La Russie a officiellement nationalisé le développeur de World of Tanks, illustrant une nouvelle étape dans la quête du Kremlin pour contrôler la technologie et le numérique. Ce qui avait commencé comme une volonté d’internet souverain s’est transformé en une véritable razzia des entreprises numériques les plus rentables. L’un des jeux en ligne russes les plus populaires appartient désormais à l’État.
MISE À JOUR : Entre-temps, le représentant officiel de Wargaming nous a contactés et nous a informés de l’affaire comme suit : « Il n’existe pas de version russe de World of Tanks en Russie (Wargaming s’est complètement retiré du marché russe), mais il existe désormais un jeu entièrement développé par Lesta, Mir Tankov, dont le nom peut se traduire par « World of Tanks », mais qui n’a rien à voir avec nous. »
Lesta n’a plus rien à voir avec World of Tanks et le jeu qu’ils développent – bien qu’il porte le même titre – n’est pas identique au World of Tanks original.
ARTICLE ORIGINAL : La nationalisation de Lesta Games, le studio derrière World of Tanks, est désormais actée. Selon The Bell, le tribunal du district de Taganski à Moscou a ordonné la saisie des actifs russes du studio pour motifs d’extrémisme. À l’origine de cette décision, la qualification du fondateur de Wargaming, Viktor Kisly, et du propriétaire de Lesta, Malik Khatazhaev, comme « organisation extrémiste » après l’ouverture d’une procédure par le parquet général.
Depuis des décennies, les développeurs russes prospéraient sans intervention majeure de l’État. Mais depuis l’invasion de l’Ukraine, le secteur est bouleversé par une vague d’acquisitions et de manœuvres politiques. Yandex a déjà été démantelé, Ozon.ru pourrait suivre, et VK multiplie les rachats. De son côté, Wildberries, leader du e-commerce, a fusionné avec Russ, une entreprise d’affichage dix fois plus petite et sans réelle synergie.
World of Tanks, nouveau trophée de l’État russe
Le message du Kremlin est limpide : quitter la Russie revient à condamner la guerre de Poutine, et même une critique implicite peut suffire à déclencher une nationalisation. Lesta Games, qui a repris les versions russes des jeux Wargaming après 2022, a été pris pour cible, en partie à cause d’une collecte de fonds organisée par Wargaming pour une œuvre caritative ukrainienne en 2023, même si la campagne n’a pas eu lieu dans la version russe du jeu. Malgré un soutien affiché aux troupes russes, Lesta n’a pas réussi à dissiper ses liens avec Wargaming aux yeux des autorités.

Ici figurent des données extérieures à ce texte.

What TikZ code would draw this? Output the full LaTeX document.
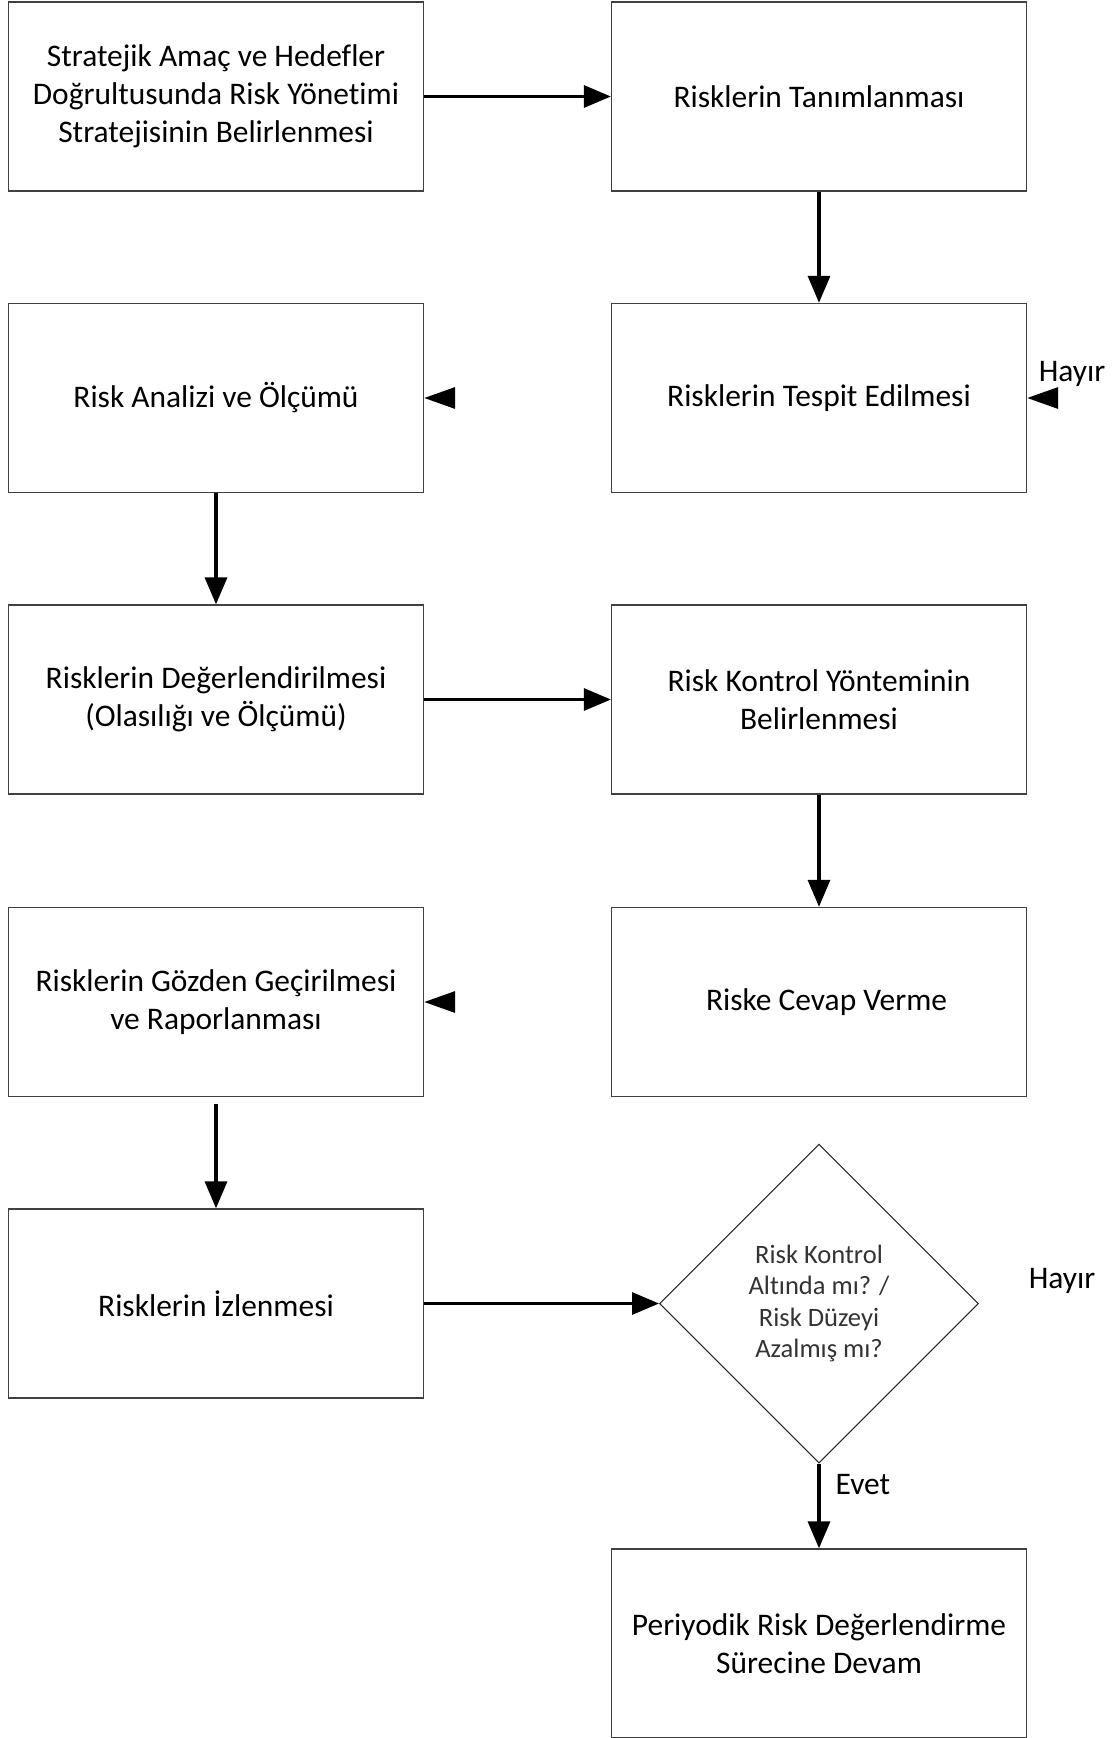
\documentclass[tikz,border=0pt]{standalone}
\usepackage{fontspec}
\setmainfont{Carlito}[Ligatures=NoCommon]
\usepackage{tikz}
\usetikzlibrary{positioning,arrows.meta,shapes.geometric}
\tikzset {
    style A/.style={
        draw=black!75,
        line width=0.8pt,
        rectangle, % Set the shape as a rectangle
        minimum width=8.3cm,
        minimum height=3.78cm,
        align=center,
    },
    style B/.style={
        draw=black!85,
        line width=0.6pt,
        diamond, % Set the shape as a diamond
        minimum width=6.38cm,
        minimum height=6.38cm,
        inner sep=0pt,
        align=center,
        text=black!80,
        font=\fontsize{15.1}{18}\selectfont,
    },
    style C/.style={
        draw=none,
        inner sep=0pt,
    },
    style arrow/.style={
        line width=1.9pt,
        -{Triangle[length=0.54cm,width=0.44cm]},
    },
    style ghost/.style={
        white,
        line width=1.9pt,
        -{Triangle[color=black,length=0.62cm,width=0.42cm]},
    },
}

\begin{document}
\begin{tikzpicture}
[x=0.02cm, y=-0.02cm, font=\fontsize{17.9}{21.5}\selectfont]
\useasboundingbox (0,0) rectangle (1113,1738);

\node[style A] at (216, 96.5) (strateji) {Stratejik Amaç ve Hedefler\\Doğrultusunda Risk Yönetimi\\Stratejisinin Belirlenmesi};
\node[style A] at (819, 96.5) (tanim) {Risklerin Tanımlanması};
\node[style A] at (819, 398) (tespit) {Risklerin Tespit Edilmesi};
\node[style A] at (216, 398) (analiz) {Risk Analizi ve Ölçümü};
\node[style A] at (216, 699.5) (deger) {Risklerin Değerlendirilmesi\\(Olasılığı ve Ölçümü)};
\node[style A] at (819, 699.5) (kontrol) {Risk Kontrol Yönteminin\\Belirlenmesi};
\node[style A] at (819, 1002) (cevap) {\hspace*{0.3cm}Riske Cevap Verme};
\node[style A] at (216, 1002) (gozden) {Risklerin Gözden Geçirilmesi\\ve Raporlanması};
\node[style A] at (216, 1303.5) (izleme) {Risklerin İzlenmesi};
\node[style B] at (819, 1303.5) (karar) {Risk Kontrol\\Altında mı? /\\Risk Düzeyi\\Azalmış mı?};
\node[style A] at (819, 1643.5) (devam) {Periyodik Risk Değerlendirme\\Sürecine Devam};

\coordinate (hayirucu) at (1100, 398);
\node[style C] at (1072, 374) (hayir1) {Hayır};
\node[style C] at (1062, 1281) (hayir2) {Hayır};

\draw[style arrow] (strateji) -- (tanim);
\draw[style arrow] (tanim) -- (tespit);
\draw[style ghost] (tespit) -- (analiz);
\draw[style ghost] (hayirucu) -- (tespit.east);
\draw[style arrow] (analiz) -- (deger);
\draw[style arrow] (deger) -- (kontrol);
\draw[style arrow] (kontrol) -- (cevap);
\draw[style ghost] (cevap) -- (gozden);
\draw[style arrow, shorten <=0.14cm] (gozden) -- (izleme);
\draw[style arrow] (izleme) -- (karar);
\draw[style arrow] (karar) -- node[style C, right=0.3cm, pos=0.25] (evet) {Evet} (devam);
\end{tikzpicture}
\end{document}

En 2024, Lesta affichait 35 milliards de roubles de chiffre d’affaires (390 millions $) et 16 milliards de profits, avec 60 millions de comptes enregistrés et 6,5 millions d’utilisateurs actifs mensuels. Selon le Forbes russe, Lesta figure dans le top 10 des entreprises Runet les plus valorisées, à 1,5 milliard $ – soit le double de VK, mastodonte contrôlé par l’État. Des rumeurs évoquaient l’intérêt de Gem Capital et VK pour un rachat, mais Wargaming gardait la possibilité de retirer ses licences de jeu en cas d’OPA hostile, ce qui priverait Lesta des boutiques d’applications et de Steam.
La « nationalisation par l’extrémisme » devient la norme
Depuis le début de la guerre, de nombreux actifs privatisés dans les années 1990 sont repassés sous contrôle public. Les analystes préviennent : l’étiquette « extrémisme » pourrait bien devenir l’outil légal privilégié pour accélérer la nationalisation en Russie. World of Tanks et Lesta en sont aujourd’hui la parfaite illustration : dans le jeu vidéo russe, la politique est désormais partout.